Tibbs v. Equitable Life Assurance Society, supra, did not announce a new or different rule with respect to policies where notice within a given time is made a condition precedent to liability. The statement in that case is based on Johnson v. Scottish Union, etc., Ins. Co., 160 Tenn. 152, 22 S.W.2d 362, and Insurance Co. v. Whitaker & Dillard, 112 Tenn. 151, 79 S.W. 119, 64 L.R.A. 451. But these cases are not in regard to policies in which timely notice is made a condition precedent. These cases are with respect to policies which contain provisions providing for forfeiture under certain circumstances, but not providing for forfeiture with respect to notice and proof of loss. The exact proposition settled by Insurance Co. v. Whitaker & Dillard, and followed in Johnson v. Scottish Union is this:
"The rule laid down in Joyce on Insurance applicable to this state of facts is as follows:
`If a policy of insurance provides that notice and proof of loss are to be furnished within a certain time after loss has occurred, but does not impose a forfeiture for failure to furnish them within the time prescribed, and does impose forfeiture for a failure to comply with other provisions of the contract, the insured may, it is held, maintain an action, though he does not furnish proofs within the time designated, provided he does furnish them at some time prior to commencing the action upon the policy. And this has been held to be true even though the policy provide that no action can be maintained until after a full compliance with all the requirements thereof.'
We regard this as a sound statement of the law, and adopt it." 112 Tenn. 167, 79 S.W. 122.

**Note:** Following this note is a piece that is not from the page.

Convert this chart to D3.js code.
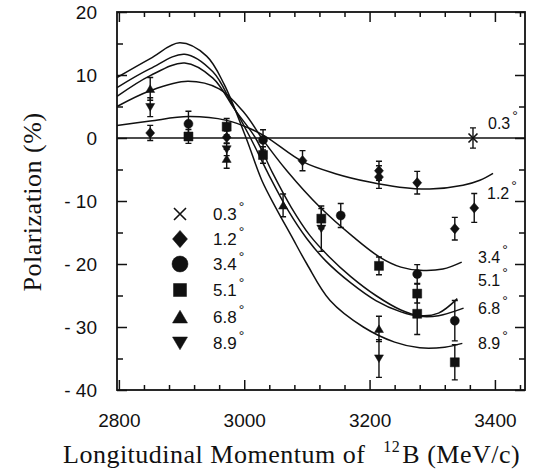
<!DOCTYPE html>
<html>
<head>
<meta charset="utf-8">
<script src="https://cdn.jsdelivr.net/npm/d3@7"></script>
<style>
  body { margin: 0; background: #fff; }
  svg { display: block; }
</style>
</head>
<body>
<svg id="chart" width="539" height="475"></svg>
<script>
// ---- data -------------------------------------------------------------
const xMajorTicks = [2800, 3000, 3200, 3400];
const yMajorTicks = [20, 10, 0, -10, -20, -30, -40];
const angleLabels = ["0.3", "1.2", "3.4", "5.1", "6.8", "8.9"];
const symbolNames = ["cross", "diamond", "circle", "square", "triangleUp", "triangleDown"];

// calculated polarization curves: [momentum MeV/c, polarization %]
const curve03 = [[2797, 0], [3448, 0]];
const curve12 = [[2797, 2.0], [2850, 2.7], [2911, 3.4], [2972, 2.8], [3009, 1.5], [3036, 0.1],
  [3094, -3.8], [3147, -5.7], [3200, -7.0], [3248, -7.8], [3296, -8.1], [3349, -7.5],
  [3376, -6.7], [3397, -5.6]];
const curve34 = [[2797, 5.0], [2850, 7.5], [2910, 9.0], [2960, 7.8], [3000, 4.0], [3030, -0.3],
  [3068, -5.2], [3121, -11.0], [3174, -15.7], [3216, -18.9], [3250, -20.5], [3280, -21.0],
  [3317, -20.8], [3347, -19.7]];
const curve51 = [[2797, 6.6], [2850, 9.9], [2905, 11.9], [2950, 9.5], [2985, 4.5], [3018, 0],
  [3045, -5.5], [3075, -11.0], [3105, -15.5], [3135, -18.8], [3170, -22.0], [3210, -25.0],
  [3250, -27.3], [3280, -28.2], [3310, -27.8], [3340, -25.5]];
const curve68 = [[2797, 8.0], [2850, 11.0], [2905, 13.3], [2950, 10.5], [2980, 5.5], [3010, 0],
  [3040, -6.0], [3070, -11.5], [3100, -16.0], [3130, -19.5], [3170, -23.0], [3210, -25.8],
  [3250, -27.6], [3280, -28.3], [3310, -28.2], [3350, -27.0]];
const curve89 = [[2797, 9.6], [2850, 12.6], [2897, 15.1], [2940, 13.0], [2968, 8.5], [3003, 0],
  [3028, -6.7], [3050, -11.0], [3075, -15.5], [3100, -20.0], [3137, -25.8], [3190, -30.0],
  [3240, -32.4], [3280, -33.3], [3320, -33.2], [3348, -32.6]];

// measured points: [momentum MeV/c, polarization %, error %]
const data03 = [[3365, 0, 1.6]];
const data12 = [[2850, 0.8, 1.2], [2972, 0.1, 1.0], [3093, -3.6, 1.6], [3215, -5.2, 1.5],
  [3215, -6.2, 1.8], [3276, -7.1, 1.8], [3336, -14.4, 1.8], [3367, -11.1, 2.3]];
const data34 = [[2911, 2.25, 2.0], [3030, -0.3, 1.6], [3154, -12.3, 1.9], [3276, -21.6, 1.5],
  [3336, -29.0, 3.2]];
const data51 = [[2911, 0.24, 1.1], [2972, 1.8, 1.3], [3030, -2.7, 1.3], [3123, -12.8, 1.6],
  [3215, -20.3, 1.4], [3276, -24.7, 1.5], [3276, -27.9, 3.3], [3336, -35.6, 2.8]];
const data68 = [[2850, 7.8, 1.8], [2972, -3.3, 1.5], [3062, -10.7, 1.8], [3215, -30.3, 2.0]];
const data89 = [[2850, 4.9, 1.5], [2972, -1.8, 1.0], [3123, -14.4, 3.6], [3215, -35.0, 3.0]];

const curves = [curve03, curve12, curve34, curve51, curve68, curve89];
const measurements = [data03, data12, data34, data51, data68, data89];

// ---- layout ---------------------------------------------------------------
const svg = d3.select("#chart");
const frame = { left: 117, right: 525, top: 12, bottom: 390 };
const x = d3.scaleLinear().domain([2797, 3448]).range([frame.left, frame.right]);
const y = d3.scaleLinear().domain([-40, 20]).range([frame.bottom, frame.top]);
const ink = "#111";
const sans = "'Liberation Sans', Arial, Helvetica, sans-serif";
const serif = "'Liberation Serif', 'Times New Roman', Times, serif";

// ---- axes (inward ticks on all four sides) ------------------------------
const xMinor = d3.range(2840, 3441, 40).filter(v => !xMajorTicks.includes(v));
const yMinor = d3.range(-35, 20, 10);
const fmtY = d => d < 0 ? "- " + Math.abs(d) : String(d);

function styleAxis(g) {
  g.select(".domain").remove();
  g.selectAll(".tick line").attr("stroke", ink).attr("stroke-width", 1.5);
  g.selectAll(".tick text").attr("fill", ink).style("font-family", sans).style("font-size", "19px");
}

svg.append("g").attr("transform", `translate(0,${frame.bottom})`)
  .call(d3.axisBottom(x).tickValues(xMajorTicks).tickSize(-10).tickPadding(24).tickFormat(d3.format("d")))
  .call(styleAxis);
svg.append("g").attr("transform", `translate(0,${frame.bottom})`)
  .call(d3.axisBottom(x).tickValues(xMinor).tickSize(-5).tickFormat(""))
  .call(styleAxis);
svg.append("g").attr("transform", `translate(0,${frame.top})`)
  .call(d3.axisTop(x).tickValues(xMajorTicks).tickSize(-10).tickFormat(""))
  .call(styleAxis);
svg.append("g").attr("transform", `translate(0,${frame.top})`)
  .call(d3.axisTop(x).tickValues(xMinor).tickSize(-5).tickFormat(""))
  .call(styleAxis);

svg.append("g").attr("transform", `translate(${frame.left},0)`)
  .call(d3.axisLeft(y).tickValues(yMajorTicks).tickSize(-10).tickPadding(20).tickFormat(fmtY))
  .call(styleAxis);
svg.append("g").attr("transform", `translate(${frame.left},0)`)
  .call(d3.axisLeft(y).tickValues(yMinor).tickSize(-6).tickFormat(""))
  .call(styleAxis);
svg.append("g").attr("transform", `translate(${frame.right},0)`)
  .call(d3.axisRight(y).tickValues(yMajorTicks).tickSize(-10).tickFormat(""))
  .call(styleAxis);
svg.append("g").attr("transform", `translate(${frame.right},0)`)
  .call(d3.axisRight(y).tickValues(yMinor).tickSize(-6).tickFormat(""))
  .call(styleAxis);

svg.append("rect")
  .attr("x", frame.left).attr("y", frame.top)
  .attr("width", frame.right - frame.left).attr("height", frame.bottom - frame.top)
  .attr("fill", "none").attr("stroke", ink).attr("stroke-width", 1.8);

// ---- curves -------------------------------------------------------------
const line = d3.line().x(d => x(d[0])).y(d => y(d[1])).curve(d3.curveCatmullRom.alpha(0.5));
svg.append("g").selectAll("path").data(curves).join("path")
  .attr("d", line).attr("fill", "none").attr("stroke", ink).attr("stroke-width", 1.5);

// ---- markers ------------------------------------------------------------
function markerPath(name, s) {
  const h = s / 2;
  switch (name) {
    case "cross": return `M${-h},${-h}L${h},${h}M${-h},${h}L${h},${-h}`;
    case "diamond": return `M0,${-h * 1.15}L${h},0L0,${h * 1.15}L${-h},0Z`;
    case "square": return `M${-h},${-h}H${h}V${h}H${-h}Z`;
    case "triangleUp": return `M0,${-h * 0.9}L${h},${h * 0.8}L${-h},${h * 0.8}Z`;
    case "triangleDown": return `M0,${h * 0.9}L${h},${-h * 0.8}L${-h},${-h * 0.8}Z`;
    default: return d3.symbol(d3.symbolCircle, Math.PI * h * h)();
  }
}
function drawMarker(g, name, s) {
  g.append("path").attr("d", markerPath(name, s))
    .attr("fill", name === "cross" ? "none" : ink)
    .attr("stroke", ink).attr("stroke-width", name === "cross" ? 1.6 : 0.5);
}

const pts = svg.append("g");
measurements.forEach((series, i) => {
  series.forEach(([m, p, e]) => {
    const cx = x(m), g = pts.append("g");
    // error bar with caps
    g.append("path")
      .attr("d", `M${cx},${y(p + e)}V${y(p - e)}M${cx - 3},${y(p + e)}H${cx + 3}M${cx - 3},${y(p - e)}H${cx + 3}`)
      .attr("stroke", ink).attr("stroke-width", 1.4).attr("fill", "none");
    const mg = g.append("g").attr("transform", `translate(${cx},${y(p)})`);
    drawMarker(mg, symbolNames[i], symbolNames[i] === "cross" ? 9 : 9);
  });
});

// ---- legend -------------------------------------------------------------
const legendRows = [214, 239, 264, 290, 317, 343];
const legendSizes = [12, 15, 16, 13, 15, 15];
const legend = svg.append("g");
angleLabels.forEach((lab, i) => {
  const mg = legend.append("g").attr("transform", `translate(180,${legendRows[i]})`);
  drawMarker(mg, symbolNames[i], legendSizes[i]);
  const t = legend.append("text").attr("x", 213).attr("y", legendRows[i] + 6)
    .attr("fill", ink).style("font-family", sans).style("font-size", "17px");
  t.append("tspan").text(lab);
  t.append("tspan").attr("dx", 2).attr("dy", -8).style("font-size", "14px").text("°");
});

// ---- curve labels at the right ------------------------------------------
const curveLabelPos = [[488, 123], [487, 193], [478, 257], [478, 280], [478, 308], [478, 343]];
angleLabels.forEach((lab, i) => {
  const t = svg.append("text").attr("x", curveLabelPos[i][0]).attr("y", curveLabelPos[i][1] + 6)
    .attr("fill", ink).style("font-family", sans).style("font-size", "16px");
  t.append("tspan").text(lab);
  t.append("tspan").attr("dx", 2).attr("dy", -8).style("font-size", "14px").text("°");
});

// ---- axis titles --------------------------------------------------------
svg.append("text")
  .attr("transform", "translate(41,202) rotate(-90)")
  .attr("text-anchor", "middle").attr("fill", ink)
  .style("font-family", serif).style("font-size", "26px").style("letter-spacing", "0.5px")
  .text("Polarization (%)");

const xt = svg.append("text").attr("x", 63).attr("y", 463).attr("fill", ink)
  .style("font-family", serif).style("font-size", "26px").style("letter-spacing", "0.5px");
xt.append("tspan").text("Longitudinal Momentum of");
xt.append("tspan").attr("dx", 18).attr("dy", -11).style("font-size", "16px").text("12");
xt.append("tspan").attr("dx", 2).attr("dy", 11).text("B (MeV/c)");
</script>
</body>
</html>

Finally, the fact that Chief Justice Green wrote the opinion for the Court in Johnson v. Scottish Union in December, 1929, and then wrote the opinion in King's Inc. v. Maryland Casualty Co. in December, 1935, would appear to be conclusive of the proposition that Johnson v. Scottish Union established no rule of law with respect to notice at variance with or contradictory of that applied in King's Inc. and, we find nothing in Prudential Ins. Co. of America v. Falls, supra, requiring a different result.

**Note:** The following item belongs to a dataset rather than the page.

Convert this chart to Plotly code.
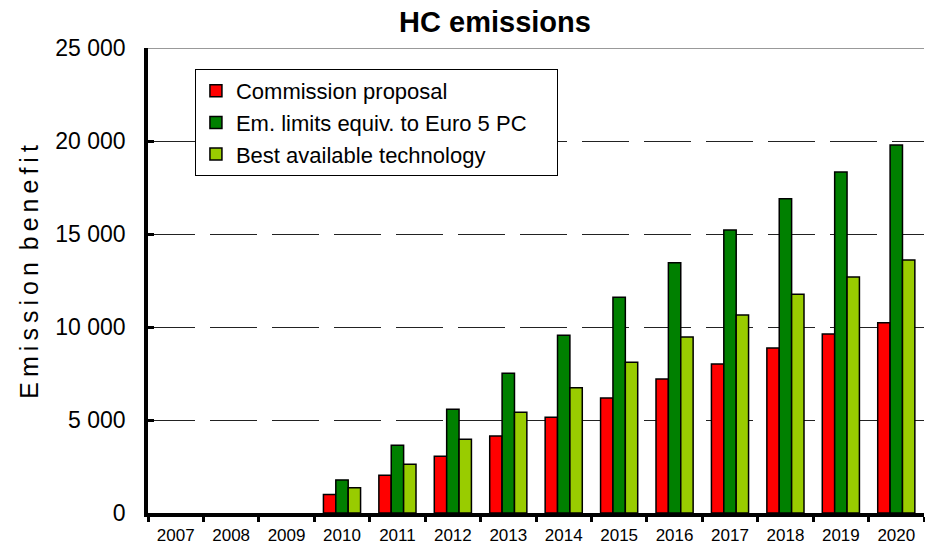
import plotly.graph_objects as go

years = ["2007", "2008", "2009", "2010", "2011", "2012", "2013", "2014",
         "2015", "2016", "2017", "2018", "2019", "2020"]
# no bars drawn for 2007-2009 (None = no value shown)
commission = [None, None, None, 1000, 2030, 3050, 4140, 5150, 6180, 7200, 8010, 8870, 9620, 10230]
euro5 = [None, None, None, 1780, 3640, 5580, 7520, 9550, 11600, 13450, 15220, 16900, 18330, 19790]
bat = [None, None, None, 1360, 2620, 3960, 5410, 6740, 8100, 9460, 10650, 11760, 12690, 13600]

series_names = ["Commission proposal", "Em. limits equiv. to Euro 5 PC\u00a0\u00a0\u00a0\u00a0", "Best available technology"]
series_values = [commission, euro5, bat]
series_colors = ["#FF0000", "#008000", "#99CC00"]

FONT = "Arial, 'Liberation Sans', sans-serif"

fig = go.Figure()
for name, vals, col in zip(series_names, series_values, series_colors):
    fig.add_trace(go.Bar(
        x=years, y=vals, name=name,
        marker=dict(color=col, line=dict(color="#000000", width=1.5)),
    ))

ytitle = "\u2009".join("Emission") + " \u2009" + "\u2009".join("benefit")

fig.update_layout(
    width=925, height=548,
    margin=dict(l=148, r=1, t=48, b=35, autoexpand=False),
    plot_bgcolor="white", paper_bgcolor="white",
    separators=". ",
    barmode="group", bargap=0.33, bargroupgap=0,
    font=dict(family=FONT, color="#000000"),
    title=dict(text="<b>HC emissions</b>", x=495 / 925, xanchor="center",
               y=1 - 22 / 548, yref="container", yanchor="middle",
               font=dict(size=29, family=FONT, color="#000000")),
    legend=dict(
        x=(195 - 148) / 777, y=(513 - 69) / 465, xanchor="left", yanchor="top",
        bordercolor="#000000", borderwidth=1, bgcolor="white",
        font=dict(size=22, family=FONT), tracegroupgap=0,
    ),
    showlegend=True,
)

fig.update_xaxes(
    type="category", showline=True, linecolor="#000000", linewidth=3.5,
    ticks="outside", tickson="boundaries", ticklen=5, tickwidth=2.5, tickcolor="#000000",
    tickfont=dict(size=17, family=FONT), showgrid=False, ticklabelstandoff=4,
    automargin=False,
)
fig.update_yaxes(
    range=[0, 25000], dtick=5000, tickformat=",d",
    showline=True, linecolor="#000000", linewidth=3.5,
    ticks="inside", ticklen=6, tickwidth=3, tickcolor="#000000",
    tickfont=dict(size=23, family=FONT), ticklabelstandoff=14,
    showgrid=True, gridcolor="#222222", gridwidth=1, griddash="47px,15px",
    zeroline=False, automargin=False,
)
fig.add_shape(type="line", xref="paper", yref="y", x0=0, x1=1, y0=25000, y1=25000,
              line=dict(color="#999999", width=2), layer="above")
fig.add_annotation(text=ytitle, textangle=-90, xref="paper", yref="paper",
                   x=(28 - 148) / 777, y=(513 - 271.5) / 465,
                   xanchor="center", yanchor="middle", showarrow=False,
                   font=dict(size=25, family=FONT, color="#000000"))

fig.write_html("out.html", config={"displayModeBar": False},
               post_script="document.body.style.margin='0';")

In any event, as an intermediate appellate court we are bound by the opinion in King's Inc. since it has not been overruled, and cannot be distinguished from the present case, and so we overrule the assignment of error on this point.

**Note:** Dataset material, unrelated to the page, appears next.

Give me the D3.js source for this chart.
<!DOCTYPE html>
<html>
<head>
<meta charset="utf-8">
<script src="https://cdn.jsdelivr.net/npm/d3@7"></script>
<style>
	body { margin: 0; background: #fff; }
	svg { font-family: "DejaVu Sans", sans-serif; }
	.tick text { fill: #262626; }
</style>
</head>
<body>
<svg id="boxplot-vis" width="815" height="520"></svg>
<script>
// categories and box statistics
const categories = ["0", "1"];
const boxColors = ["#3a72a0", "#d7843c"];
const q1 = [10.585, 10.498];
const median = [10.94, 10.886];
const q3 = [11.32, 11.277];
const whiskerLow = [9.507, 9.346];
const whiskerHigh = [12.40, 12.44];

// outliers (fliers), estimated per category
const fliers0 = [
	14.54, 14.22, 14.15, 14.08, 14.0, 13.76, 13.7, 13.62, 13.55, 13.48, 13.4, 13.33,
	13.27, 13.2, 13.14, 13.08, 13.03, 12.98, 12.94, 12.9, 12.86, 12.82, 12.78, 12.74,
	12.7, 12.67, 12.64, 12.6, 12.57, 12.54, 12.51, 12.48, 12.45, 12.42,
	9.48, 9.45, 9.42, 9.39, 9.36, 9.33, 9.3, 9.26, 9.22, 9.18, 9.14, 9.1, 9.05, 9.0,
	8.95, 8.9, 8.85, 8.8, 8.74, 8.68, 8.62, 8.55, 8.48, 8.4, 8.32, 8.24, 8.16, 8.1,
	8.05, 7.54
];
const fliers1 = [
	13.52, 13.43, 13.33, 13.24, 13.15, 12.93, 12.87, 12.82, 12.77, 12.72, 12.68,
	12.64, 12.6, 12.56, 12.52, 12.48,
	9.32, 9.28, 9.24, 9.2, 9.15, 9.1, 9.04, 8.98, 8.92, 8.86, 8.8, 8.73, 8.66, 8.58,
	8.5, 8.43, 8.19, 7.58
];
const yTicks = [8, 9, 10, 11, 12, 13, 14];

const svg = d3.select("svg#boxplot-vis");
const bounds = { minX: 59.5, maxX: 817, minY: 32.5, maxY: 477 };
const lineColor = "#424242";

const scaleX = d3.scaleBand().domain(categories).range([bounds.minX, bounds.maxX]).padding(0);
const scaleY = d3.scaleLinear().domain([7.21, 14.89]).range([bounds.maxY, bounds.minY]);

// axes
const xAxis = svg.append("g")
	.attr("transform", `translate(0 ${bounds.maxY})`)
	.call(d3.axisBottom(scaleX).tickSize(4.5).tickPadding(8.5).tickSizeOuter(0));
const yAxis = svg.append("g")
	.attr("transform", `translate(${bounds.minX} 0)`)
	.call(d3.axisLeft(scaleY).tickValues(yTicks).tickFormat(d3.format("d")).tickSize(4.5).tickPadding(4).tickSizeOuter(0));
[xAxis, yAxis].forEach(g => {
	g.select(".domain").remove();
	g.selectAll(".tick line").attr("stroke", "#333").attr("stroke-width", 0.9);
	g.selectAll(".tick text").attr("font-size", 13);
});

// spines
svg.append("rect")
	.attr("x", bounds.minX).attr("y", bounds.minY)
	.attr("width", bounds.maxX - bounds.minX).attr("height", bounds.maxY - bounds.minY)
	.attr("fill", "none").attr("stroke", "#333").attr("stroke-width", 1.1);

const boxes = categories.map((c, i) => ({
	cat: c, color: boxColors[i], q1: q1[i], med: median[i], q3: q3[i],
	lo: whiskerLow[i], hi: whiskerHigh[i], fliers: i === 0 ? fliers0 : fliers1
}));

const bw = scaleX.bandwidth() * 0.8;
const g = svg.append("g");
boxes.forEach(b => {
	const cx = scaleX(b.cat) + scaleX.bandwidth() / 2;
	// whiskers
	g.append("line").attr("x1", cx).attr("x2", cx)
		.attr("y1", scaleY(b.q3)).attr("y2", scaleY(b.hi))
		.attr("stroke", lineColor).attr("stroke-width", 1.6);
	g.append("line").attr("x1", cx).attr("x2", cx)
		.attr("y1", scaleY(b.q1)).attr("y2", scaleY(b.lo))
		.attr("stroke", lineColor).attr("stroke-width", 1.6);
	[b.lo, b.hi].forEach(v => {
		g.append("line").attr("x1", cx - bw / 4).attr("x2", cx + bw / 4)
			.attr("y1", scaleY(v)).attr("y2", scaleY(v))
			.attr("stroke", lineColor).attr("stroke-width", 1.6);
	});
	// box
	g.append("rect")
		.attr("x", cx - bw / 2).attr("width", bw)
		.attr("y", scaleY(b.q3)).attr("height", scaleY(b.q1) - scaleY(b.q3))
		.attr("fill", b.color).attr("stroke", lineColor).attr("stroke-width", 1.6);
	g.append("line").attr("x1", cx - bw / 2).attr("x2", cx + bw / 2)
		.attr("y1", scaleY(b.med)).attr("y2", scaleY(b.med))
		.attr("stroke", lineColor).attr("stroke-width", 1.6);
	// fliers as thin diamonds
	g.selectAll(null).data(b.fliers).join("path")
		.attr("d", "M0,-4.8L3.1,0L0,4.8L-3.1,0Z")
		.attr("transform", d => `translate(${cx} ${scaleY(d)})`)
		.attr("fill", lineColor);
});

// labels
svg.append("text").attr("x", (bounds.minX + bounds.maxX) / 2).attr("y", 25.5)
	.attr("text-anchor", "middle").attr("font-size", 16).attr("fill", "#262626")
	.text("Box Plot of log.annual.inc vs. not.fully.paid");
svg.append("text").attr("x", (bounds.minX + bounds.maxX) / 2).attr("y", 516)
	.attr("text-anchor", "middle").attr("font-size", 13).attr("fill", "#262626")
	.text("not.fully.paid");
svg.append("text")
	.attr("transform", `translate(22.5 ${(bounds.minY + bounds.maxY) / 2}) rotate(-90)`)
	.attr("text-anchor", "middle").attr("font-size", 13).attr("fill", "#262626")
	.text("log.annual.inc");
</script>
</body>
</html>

Appellee's assignment of error on non-allowance of the statutory penalty is overruled. This matter addresses itself primarily and largely to the discretion and good judgment of the Chancellor, and, while we retain the right to correct his action in regard thereto, (and on occasion have the duty to do so) we do not have such a case here. Bearing in mind the apparent dispersion of actual authority to act in the interest of the Association, and the extent to which this had been delegated to Maxwell Earl Allen, we cannot say the officers of the corporation acted in bad faith when, as is evident, acting on advice of counsel this suit was brought.
It results, the Chancellor's decree is affirmed.
SHRIVER and PURYEAR, JJ., concurring.